Эта революция, в результате которой появились великие творения Кафки и Томаса Манна, Джойса и самого Лоуренса, началась не в Европе, а в Америке и России. Лоуренс провозглашал: «Два корпуса современной литературы смогли достичь настоящих пределов – русский и американский». А появление таких романов, как «Моби Дик» или книг Толстого и Достоевского, лежит даже за этими пределами. Почему именно Америка и Россия?
IV
История европейской прозы XIX столетия приводит на ум образ звездной туманности с широко расходящимися ответвлениями. Из их крайних точек исходит самый яркий блеск – там лежат американский роман и русский роман. По мере нашего движения от центра к окраинам (Генри Джеймса, Тургенева и Конрада мы можем считать промежуточными кластерами), материя реализма становится все разреженнее. Судя по всему, американские и русские мастера черпали часть своей неистовой энергии из тьмы внешней, из увядшей ткани фольклора, мелодрамы и религиозной жизни.
Европейские наблюдатели с тревогой осознавали, что лежит за пределами орбиты традиционного реализма. Они чувствовали, что русские и американские фантазии достигли сфер сострадания и неистовости, недоступных условному бальзаку или диккенсу. В частности, французская критика отразила стремление классической чувствительности и интеллекта, настроенного на меру и равновесие, дать справедливый отклик на чуждые и в то же время возбуждающие формы видения. Порой – как в случае с Флоберовым признанием «Войны и мира» – эта попытка чествовать чужих богов носила оттенок скептицизма или горечи. Даже Мериме, Бодлер, виконт де Вогюэ, Гонкуры, Андре Жид, Валери Ларбо – то есть те, кто приложили максимум усилий, чтобы познакомить европейцев со звездами восточного и западного полушарий, – даже они, скорее всего, сочли бы прискорбным тот факт, что в сорбоннском опросе 1957 года студенты поставили Достоевского выше французских литераторов.
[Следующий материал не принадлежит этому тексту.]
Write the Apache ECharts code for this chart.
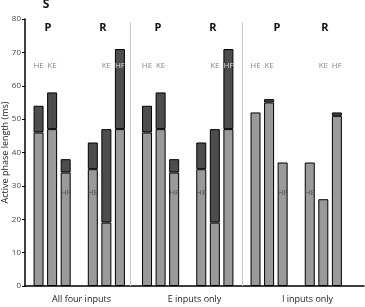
<!DOCTYPE html>
<html>
<head>
<meta charset="utf-8">
<script src="https://cdn.jsdelivr.net/npm/echarts@6/dist/echarts.min.js"></script>
<style>
  html, body { margin: 0; padding: 0; background: #fff; }
  #chart { width: 365px; height: 307px; }
</style>
</head>
<body>
<div id="chart"></div>
<script>
var panels = ['All four inputs', 'E inputs only', 'I inputs only'];
var muscles = ['HE', 'KE', 'HF', 'HE', 'KE', 'HF'];   // P group then R group
var labelLevel = [66, 66, 28, 28, 66, 66];
var yTicks = [0, 10, 20, 30, 40, 50, 60, 70, 80];

// light (lower) and dark (upper) parts of each bar, ms
var allFourLower = [46, 47, 34, 35, 19, 47];
var allFourUpper = [8, 11, 4, 8, 28, 24];
var eOnlyLower = [46, 47, 34, 35, 19, 47];
var eOnlyUpper = [8, 11, 4, 8, 28, 24];
var iOnlyLower = [52, 55, 37, 37, 26, 51];
var iOnlyUpper = [0, 1, 0, 0, 0, 1];

var separatorAt = [7.77, 16.05];

var categories = [], lower = [], upper = [], labels = [];
[[allFourLower, allFourUpper], [eOnlyLower, eOnlyUpper], [iOnlyLower, iOnlyUpper]].forEach(function (p) {
    for (var i = 0; i < 6; i++) {
        if (i == 0 || i == 3) {
            categories.push(''); lower.push('-'); upper.push('-');
        }
        var idx = categories.length;
        categories.push(muscles[i]);
        lower.push(p[0][i]);
        upper.push(p[1][i] ? p[1][i] : '-');
        var lv = labelLevel[i];
        var inDark = lv > p[0][i] && lv < p[0][i] + p[1][i];
        labels.push({
            value: [idx, lv],
            label: { color: inDark ? '#fff' : (lv < p[0][i] ? '#444' : '#6a6a6a') },
            name: muscles[i]
        });
    }
});
categories.push('', '');
lower.push('-', '-');
upper.push('-', '-');

var heading = function (t, x, y, size) {
    return { type: 'text', x: x, y: y, style: { text: t, font: 'bold ' + size + 'px "Open Sans"', fill: '#111', align: 'center', verticalAlign: 'middle' } };
};

var myChart = echarts.init(document.getElementById('chart'));
myChart.setOption({
    animation: false,
    textStyle: { fontFamily: 'Open Sans' },
    grid: { left: 25, right: 1, top: 19, bottom: 21, outerBoundsMode: 'none', containLabel: false },
    xAxis: [
        {
            type: 'category',
            data: categories,
            boundaryGap: false,
            axisLine: { lineStyle: { color: '#000', width: 1.5 } },
            axisTick: { show: false },
            axisLabel: { show: false }
        },
        {
            type: 'category',
            data: panels,
            position: 'bottom',
            axisLine: { show: false },
            axisTick: { show: false },
            axisLabel: { margin: 9, fontSize: 9, color: '#222', fontFamily: 'Open Sans' }
        },
        { type: 'value', min: 0, max: 25, show: false }
    ],
    yAxis: {
        type: 'value',
        min: yTicks[0],
        max: yTicks[yTicks.length - 1],
        interval: 10,
        name: 'Active phase length (ms)',
        nameLocation: 'middle',
        nameGap: 15,
        nameMoveOverlap: false,
        nameTextStyle: { fontSize: 9, color: '#222', fontFamily: 'Open Sans' },
        axisLine: { show: true, lineStyle: { color: '#000', width: 1.5 } },
        axisTick: { show: true, length: 3, lineStyle: { color: '#000' } },
        axisLabel: { fontSize: 8, color: '#444', margin: 4 },
        splitLine: { show: false }
    },
    series: [
        {
            type: 'bar',
            stack: 'len',
            barWidth: 10,
            data: lower,
            itemStyle: { color: '#9a9a9a', borderColor: '#000', borderWidth: 1 }
        },
        {
            type: 'bar',
            stack: 'len',
            barWidth: 10,
            data: upper,
            itemStyle: { color: '#4d4d4d', borderColor: '#000', borderWidth: 1 }
        },
        {
            type: 'scatter',
            symbolSize: 0,
            data: labels,
            z: 5,
            label: {
                show: true,
                position: 'inside',
                formatter: '{b}',
                fontSize: 8,
                fontFamily: 'Open Sans'
            }
        },
        {
            type: 'line',
            xAxisIndex: 2,
            data: [],
            markLine: {
                silent: true,
                symbol: 'none',
                label: { show: false },
                lineStyle: { color: '#c8c8c8', type: 'solid', width: 1 },
                data: separatorAt.map(function (x) {
                    return [{ coord: [x, 0] }, { coord: [x, 79] }];
                })
            }
        }
    ],
    graphic: [
        heading('S', 46, 5, 12),
        heading('P', 48, 28, 11),
        heading('R', 103, 28, 11),
        heading('P', 158, 28, 11),
        heading('R', 213, 28, 11),
        heading('P', 277, 28, 11),
        heading('R', 325, 28, 11)
    ]
});
</script>
</body>
</html>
Размышляя о свойствах американской и русской прозы, европейские наблюдатели конца XIX и начала XX веков стремились обнаружить точки соприкосновения между Америкой Готорна и Мелвилла и дореволюционной Россией. В свете холодной войны сегодня такой ракурс может представиться архаичным или даже ошибочным. Но мы сами виноваты в подобной профанации. Чтобы понять (применяя фразу Гарри Левина23 о Джойсе), почему после «Моби Дика», «Анны Карениной» и «Братьев Карамазовых» стало гораздо труднее вообще считаться писателем, следует рассматривать разницу не между Россией и Америкой, а между Россией и Америкой с одной стороны и Европой XIX столетия – с другой. Эта книга посвящена России. Но психологические и материальные обстоятельства, освободившие русских писателей от дилеммы реализма, были теми же, что и в Америке, и некоторые из них лучше понятны именно при взгляде глазами американца.